Iran’s incentive to misrepresent its missile power should not be underestimated. In the past, Tehran has even doctored images and video of its missile and rocket tests, looking to intimidate adversaries while justifying its investments in the missile program to a domestic audience. Yet, none of this means Iran’s missile arsenal doesn’t constitute a threat. Rather, the Islamic Republic likely aimed to make good on its promise to unveil the Khorramshahr, as well as continue to hype the Sacred Defense Week parades in the JCPOA implementation-era. Moreover, by re-upping a key dividend of the Iran-Iraq War – ballistic missiles – regime elites could be looking to prepare the public to harken back to other virtues of the conflict, such as national sacrifice and self-sufficiency.
However, if the test had been real and occurred in September, it would indicate a marked escalation by Tehran. Since being put “on notice” by the Trump administration in February, Tehran has not flight-tested a nuclear-capable MRBM with a functioning reentry vehicle. Feigning a missile test by re-upping an old video that inhibits making a battle damage assessment is one way to signal resolve to your domestic audience without crossing redlines or tripwires as established by your foreign adversary. However, the U.S. should not rest assured. This situation will almost certainly not be permanent, and Tehran has a demonstrated track record of testing red lines to see if they have faded and turned pink.
How many missiles has Iran launched since inking the JCPOA?

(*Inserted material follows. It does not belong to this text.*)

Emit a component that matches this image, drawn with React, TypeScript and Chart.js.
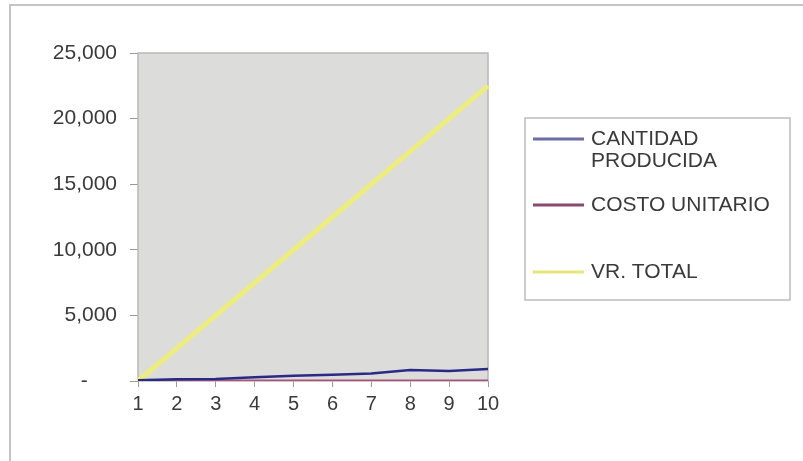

Since agreeing to the JCPOA in July 2015 until the Trump administration’s “on notice” warning, Tehran launched up to 14 ballistic missiles. This number is inclusive of all Persian and English language reporting on launches (failed or successful) of non-nuclear and nuclear capable short, medium, and intermediate range SSMs with a ballistic trajectory and SLVs. It is thus inclusive of the January 2017 Khorramshahr test. Since then, Tehran has launched two Hormuz-2 anti-ship ballistic missiles (ASBMs) at its own barges in the Persian Gulf, fired six SRBMs into the Syrian theater, and once tested another SLV. Using the same criterion (which ignores the ASBMs) brings the number of launches by Tehran from July 2015 – to present up to 21. Had the Khorramshahr been actually tested by Tehran in September, then that number would now be 22.